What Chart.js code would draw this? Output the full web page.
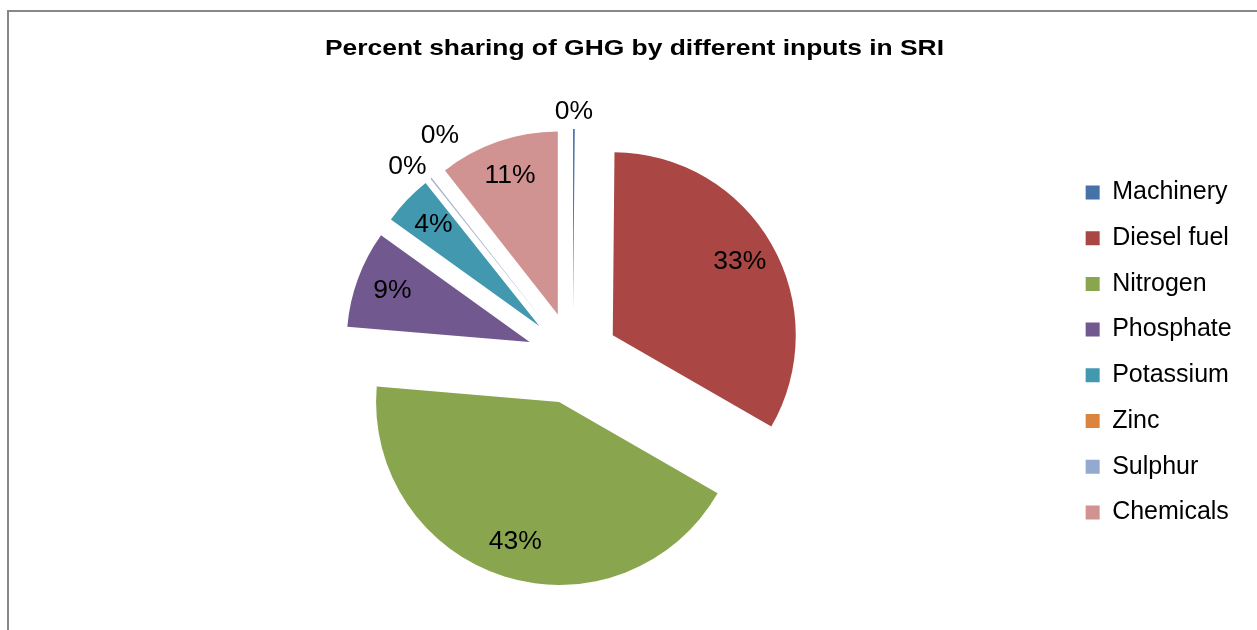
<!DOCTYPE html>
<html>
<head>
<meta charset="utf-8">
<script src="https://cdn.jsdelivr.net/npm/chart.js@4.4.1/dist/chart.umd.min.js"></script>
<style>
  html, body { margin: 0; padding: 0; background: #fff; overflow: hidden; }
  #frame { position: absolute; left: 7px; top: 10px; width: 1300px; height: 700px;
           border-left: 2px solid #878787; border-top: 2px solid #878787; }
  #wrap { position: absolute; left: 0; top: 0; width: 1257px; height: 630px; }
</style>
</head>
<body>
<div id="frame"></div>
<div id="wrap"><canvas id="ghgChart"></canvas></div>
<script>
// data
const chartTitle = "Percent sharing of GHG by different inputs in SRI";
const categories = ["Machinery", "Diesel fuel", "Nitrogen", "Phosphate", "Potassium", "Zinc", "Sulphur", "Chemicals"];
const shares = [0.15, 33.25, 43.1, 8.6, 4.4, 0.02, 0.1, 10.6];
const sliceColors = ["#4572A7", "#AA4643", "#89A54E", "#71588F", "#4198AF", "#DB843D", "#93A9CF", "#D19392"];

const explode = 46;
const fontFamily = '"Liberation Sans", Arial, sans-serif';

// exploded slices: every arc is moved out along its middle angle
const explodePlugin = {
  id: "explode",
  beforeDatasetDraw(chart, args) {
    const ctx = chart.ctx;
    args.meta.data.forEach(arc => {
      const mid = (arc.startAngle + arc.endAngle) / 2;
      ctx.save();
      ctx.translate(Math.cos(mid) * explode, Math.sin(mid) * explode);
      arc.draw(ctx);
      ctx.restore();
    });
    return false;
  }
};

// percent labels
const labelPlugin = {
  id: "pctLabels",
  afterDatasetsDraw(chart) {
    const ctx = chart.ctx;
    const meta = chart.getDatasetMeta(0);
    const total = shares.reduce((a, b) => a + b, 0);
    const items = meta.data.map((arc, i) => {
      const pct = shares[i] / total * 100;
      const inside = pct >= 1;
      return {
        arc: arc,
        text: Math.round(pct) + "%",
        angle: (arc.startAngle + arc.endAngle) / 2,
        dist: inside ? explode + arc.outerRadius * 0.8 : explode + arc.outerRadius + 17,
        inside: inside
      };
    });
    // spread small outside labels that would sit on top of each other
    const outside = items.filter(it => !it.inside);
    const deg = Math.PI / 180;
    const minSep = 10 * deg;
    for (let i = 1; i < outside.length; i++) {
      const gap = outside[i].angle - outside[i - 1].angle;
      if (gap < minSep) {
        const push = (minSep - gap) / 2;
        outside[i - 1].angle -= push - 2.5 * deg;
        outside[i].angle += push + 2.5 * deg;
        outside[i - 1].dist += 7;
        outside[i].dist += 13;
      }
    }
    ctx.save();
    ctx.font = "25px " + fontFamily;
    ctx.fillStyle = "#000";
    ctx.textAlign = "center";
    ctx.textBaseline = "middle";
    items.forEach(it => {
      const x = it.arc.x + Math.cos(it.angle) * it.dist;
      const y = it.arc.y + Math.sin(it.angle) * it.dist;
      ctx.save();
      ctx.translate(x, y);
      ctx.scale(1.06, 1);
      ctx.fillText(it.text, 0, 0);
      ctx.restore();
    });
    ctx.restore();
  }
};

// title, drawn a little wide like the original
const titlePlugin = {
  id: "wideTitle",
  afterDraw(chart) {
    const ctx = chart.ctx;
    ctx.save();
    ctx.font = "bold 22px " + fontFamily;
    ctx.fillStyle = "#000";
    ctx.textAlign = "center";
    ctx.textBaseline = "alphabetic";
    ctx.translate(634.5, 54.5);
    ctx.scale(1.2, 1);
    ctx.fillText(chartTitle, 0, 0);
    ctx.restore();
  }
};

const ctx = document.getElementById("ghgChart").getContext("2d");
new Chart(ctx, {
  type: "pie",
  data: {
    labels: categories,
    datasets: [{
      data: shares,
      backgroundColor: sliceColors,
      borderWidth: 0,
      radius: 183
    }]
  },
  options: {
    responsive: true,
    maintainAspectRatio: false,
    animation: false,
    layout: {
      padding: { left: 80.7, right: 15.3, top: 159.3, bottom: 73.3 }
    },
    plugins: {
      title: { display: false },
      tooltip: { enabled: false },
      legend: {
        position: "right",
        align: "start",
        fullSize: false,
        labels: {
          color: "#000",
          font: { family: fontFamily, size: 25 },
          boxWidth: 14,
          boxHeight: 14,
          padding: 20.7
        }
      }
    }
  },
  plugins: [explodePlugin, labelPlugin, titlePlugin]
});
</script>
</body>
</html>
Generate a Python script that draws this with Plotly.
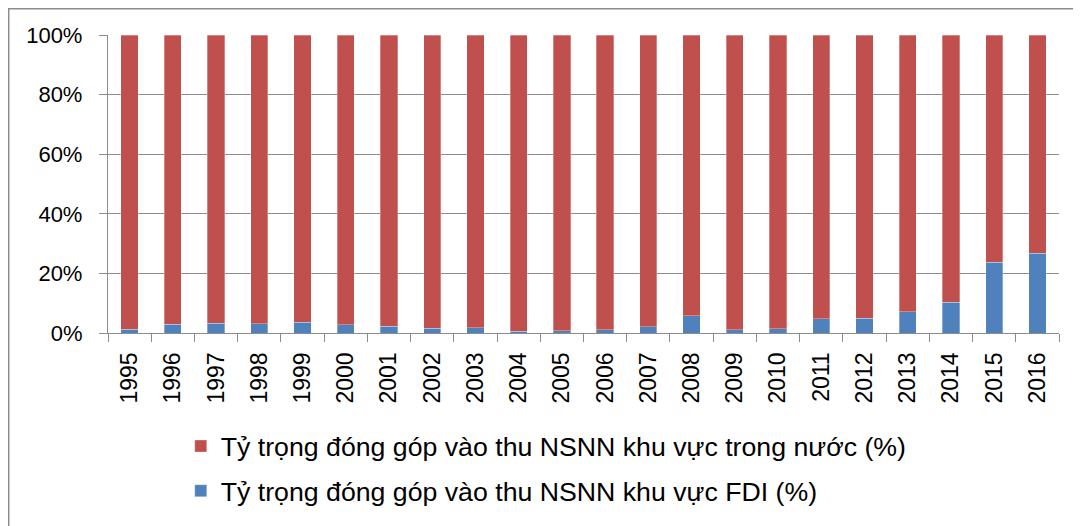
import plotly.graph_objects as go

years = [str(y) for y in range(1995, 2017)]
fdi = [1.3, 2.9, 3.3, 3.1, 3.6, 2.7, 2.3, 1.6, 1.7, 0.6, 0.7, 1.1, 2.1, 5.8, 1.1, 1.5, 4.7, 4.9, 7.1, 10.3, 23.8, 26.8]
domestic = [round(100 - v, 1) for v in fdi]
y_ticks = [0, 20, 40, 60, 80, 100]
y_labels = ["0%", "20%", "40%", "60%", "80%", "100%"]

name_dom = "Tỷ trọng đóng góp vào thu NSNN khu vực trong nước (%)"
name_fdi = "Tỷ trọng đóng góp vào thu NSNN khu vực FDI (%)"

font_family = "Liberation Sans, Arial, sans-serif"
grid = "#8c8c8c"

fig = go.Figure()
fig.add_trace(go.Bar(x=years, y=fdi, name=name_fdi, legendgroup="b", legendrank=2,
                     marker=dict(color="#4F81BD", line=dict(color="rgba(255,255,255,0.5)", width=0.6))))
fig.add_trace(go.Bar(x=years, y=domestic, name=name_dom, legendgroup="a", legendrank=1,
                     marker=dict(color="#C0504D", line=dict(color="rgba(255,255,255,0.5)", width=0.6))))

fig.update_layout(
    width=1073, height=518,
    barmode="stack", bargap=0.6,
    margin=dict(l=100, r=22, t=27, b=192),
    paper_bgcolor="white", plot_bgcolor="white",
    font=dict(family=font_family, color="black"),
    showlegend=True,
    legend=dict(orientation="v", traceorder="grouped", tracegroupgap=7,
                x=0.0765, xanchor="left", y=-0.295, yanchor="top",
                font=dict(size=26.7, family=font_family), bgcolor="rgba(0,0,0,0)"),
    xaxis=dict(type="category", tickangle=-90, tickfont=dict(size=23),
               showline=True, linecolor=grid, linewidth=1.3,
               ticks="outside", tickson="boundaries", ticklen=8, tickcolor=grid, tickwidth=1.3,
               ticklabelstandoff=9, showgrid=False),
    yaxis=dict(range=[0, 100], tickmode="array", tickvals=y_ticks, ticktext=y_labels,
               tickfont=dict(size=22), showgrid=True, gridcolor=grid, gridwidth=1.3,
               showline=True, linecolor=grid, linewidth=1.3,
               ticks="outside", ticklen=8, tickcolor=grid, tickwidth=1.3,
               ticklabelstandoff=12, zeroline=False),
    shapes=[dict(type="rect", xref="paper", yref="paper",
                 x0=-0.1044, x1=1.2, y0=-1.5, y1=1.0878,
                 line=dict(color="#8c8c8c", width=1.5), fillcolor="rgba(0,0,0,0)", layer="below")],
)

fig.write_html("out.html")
● ● ●
Generate a word-for-word copy of the preceding records, excluding all pictures.

* [Result of the exercise]
What Chart.js code would draw this? Output the full web page.
<!DOCTYPE html>
<html>
<head>
<meta charset="utf-8">
<script src="https://cdn.jsdelivr.net/npm/chart.js@4.4.1/dist/chart.umd.min.js"></script>
<style>
  html, body { margin: 0; padding: 0; background: #fff; overflow: hidden; }
  #frame { position: absolute; left: 7px; top: 10px; width: 1300px; height: 700px;
           border-left: 2px solid #878787; border-top: 2px solid #878787; }
  #wrap { position: absolute; left: 0; top: 0; width: 1257px; height: 630px; }
</style>
</head>
<body>
<div id="frame"></div>
<div id="wrap"><canvas id="ghgChart"></canvas></div>
<script>
// data
const chartTitle = "Percent sharing of GHG by different inputs in SRI";
const categories = ["Machinery", "Diesel fuel", "Nitrogen", "Phosphate", "Potassium", "Zinc", "Sulphur", "Chemicals"];
const shares = [0.15, 33.25, 43.1, 8.6, 4.4, 0.02, 0.1, 10.6];
const sliceColors = ["#4572A7", "#AA4643", "#89A54E", "#71588F", "#4198AF", "#DB843D", "#93A9CF", "#D19392"];

const explode = 46;
const fontFamily = '"Liberation Sans", Arial, sans-serif';

// exploded slices: every arc is moved out along its middle angle
const explodePlugin = {
  id: "explode",
  beforeDatasetDraw(chart, args) {
    const ctx = chart.ctx;
    args.meta.data.forEach(arc => {
      const mid = (arc.startAngle + arc.endAngle) / 2;
      ctx.save();
      ctx.translate(Math.cos(mid) * explode, Math.sin(mid) * explode);
      arc.draw(ctx);
      ctx.restore();
    });
    return false;
  }
};

// percent labels
const labelPlugin = {
  id: "pctLabels",
  afterDatasetsDraw(chart) {
    const ctx = chart.ctx;
    const meta = chart.getDatasetMeta(0);
    const total = shares.reduce((a, b) => a + b, 0);
    const items = meta.data.map((arc, i) => {
      const pct = shares[i] / total * 100;
      const inside = pct >= 1;
      return {
        arc: arc,
        text: Math.round(pct) + "%",
        angle: (arc.startAngle + arc.endAngle) / 2,
        dist: inside ? explode + arc.outerRadius * 0.8 : explode + arc.outerRadius + 17,
        inside: inside
      };
    });
    // spread small outside labels that would sit on top of each other
    const outside = items.filter(it => !it.inside);
    const deg = Math.PI / 180;
    const minSep = 10 * deg;
    for (let i = 1; i < outside.length; i++) {
      const gap = outside[i].angle - outside[i - 1].angle;
      if (gap < minSep) {
        const push = (minSep - gap) / 2;
        outside[i - 1].angle -= push - 2.5 * deg;
        outside[i].angle += push + 2.5 * deg;
        outside[i - 1].dist += 7;
        outside[i].dist += 13;
      }
    }
    ctx.save();
    ctx.font = "25px " + fontFamily;
    ctx.fillStyle = "#000";
    ctx.textAlign = "center";
    ctx.textBaseline = "middle";
    items.forEach(it => {
      const x = it.arc.x + Math.cos(it.angle) * it.dist;
      const y = it.arc.y + Math.sin(it.angle) * it.dist;
      ctx.save();
      ctx.translate(x, y);
      ctx.scale(1.06, 1);
      ctx.fillText(it.text, 0, 0);
      ctx.restore();
    });
    ctx.restore();
  }
};

// title, drawn a little wide like the original
const titlePlugin = {
  id: "wideTitle",
  afterDraw(chart) {
    const ctx = chart.ctx;
    ctx.save();
    ctx.font = "bold 22px " + fontFamily;
    ctx.fillStyle = "#000";
    ctx.textAlign = "center";
    ctx.textBaseline = "alphabetic";
    ctx.translate(634.5, 54.5);
    ctx.scale(1.2, 1);
    ctx.fillText(chartTitle, 0, 0);
    ctx.restore();
  }
};

const ctx = document.getElementById("ghgChart").getContext("2d");
new Chart(ctx, {
  type: "pie",
  data: {
    labels: categories,
    datasets: [{
      data: shares,
      backgroundColor: sliceColors,
      borderWidth: 0,
      radius: 183
    }]
  },
  options: {
    responsive: true,
    maintainAspectRatio: false,
    animation: false,
    layout: {
      padding: { left: 80.7, right: 15.3, top: 159.3, bottom: 73.3 }
    },
    plugins: {
      title: { display: false },
      tooltip: { enabled: false },
      legend: {
        position: "right",
        align: "start",
        fullSize: false,
        labels: {
          color: "#000",
          font: { family: fontFamily, size: 25 },
          boxWidth: 14,
          boxHeight: 14,
          padding: 20.7
        }
      }
    }
  },
  plugins: [explodePlugin, labelPlugin, titlePlugin]
});
</script>
</body>
</html>
Generate a Python script that draws this with Plotly.
import plotly.graph_objects as go

years = [str(y) for y in range(1995, 2017)]
fdi = [1.3, 2.9, 3.3, 3.1, 3.6, 2.7, 2.3, 1.6, 1.7, 0.6, 0.7, 1.1, 2.1, 5.8, 1.1, 1.5, 4.7, 4.9, 7.1, 10.3, 23.8, 26.8]
domestic = [round(100 - v, 1) for v in fdi]
y_ticks = [0, 20, 40, 60, 80, 100]
y_labels = ["0%", "20%", "40%", "60%", "80%", "100%"]

name_dom = "Tỷ trọng đóng góp vào thu NSNN khu vực trong nước (%)"
name_fdi = "Tỷ trọng đóng góp vào thu NSNN khu vực FDI (%)"

font_family = "Liberation Sans, Arial, sans-serif"
grid = "#8c8c8c"

fig = go.Figure()
fig.add_trace(go.Bar(x=years, y=fdi, name=name_fdi, legendgroup="b", legendrank=2,
                     marker=dict(color="#4F81BD", line=dict(color="rgba(255,255,255,0.5)", width=0.6))))
fig.add_trace(go.Bar(x=years, y=domestic, name=name_dom, legendgroup="a", legendrank=1,
                     marker=dict(color="#C0504D", line=dict(color="rgba(255,255,255,0.5)", width=0.6))))

fig.update_layout(
    width=1073, height=518,
    barmode="stack", bargap=0.6,
    margin=dict(l=100, r=22, t=27, b=192),
    paper_bgcolor="white", plot_bgcolor="white",
    font=dict(family=font_family, color="black"),
    showlegend=True,
    legend=dict(orientation="v", traceorder="grouped", tracegroupgap=7,
                x=0.0765, xanchor="left", y=-0.295, yanchor="top",
                font=dict(size=26.7, family=font_family), bgcolor="rgba(0,0,0,0)"),
    xaxis=dict(type="category", tickangle=-90, tickfont=dict(size=23),
               showline=True, linecolor=grid, linewidth=1.3,
               ticks="outside", tickson="boundaries", ticklen=8, tickcolor=grid, tickwidth=1.3,
               ticklabelstandoff=9, showgrid=False),
    yaxis=dict(range=[0, 100], tickmode="array", tickvals=y_ticks, ticktext=y_labels,
               tickfont=dict(size=22), showgrid=True, gridcolor=grid, gridwidth=1.3,
               showline=True, linecolor=grid, linewidth=1.3,
               ticks="outside", ticklen=8, tickcolor=grid, tickwidth=1.3,
               ticklabelstandoff=12, zeroline=False),
    shapes=[dict(type="rect", xref="paper", yref="paper",
                 x0=-0.1044, x1=1.2, y0=-1.5, y1=1.0878,
                 line=dict(color="#8c8c8c", width=1.5), fillcolor="rgba(0,0,0,0)", layer="below")],
)

fig.write_html("out.html")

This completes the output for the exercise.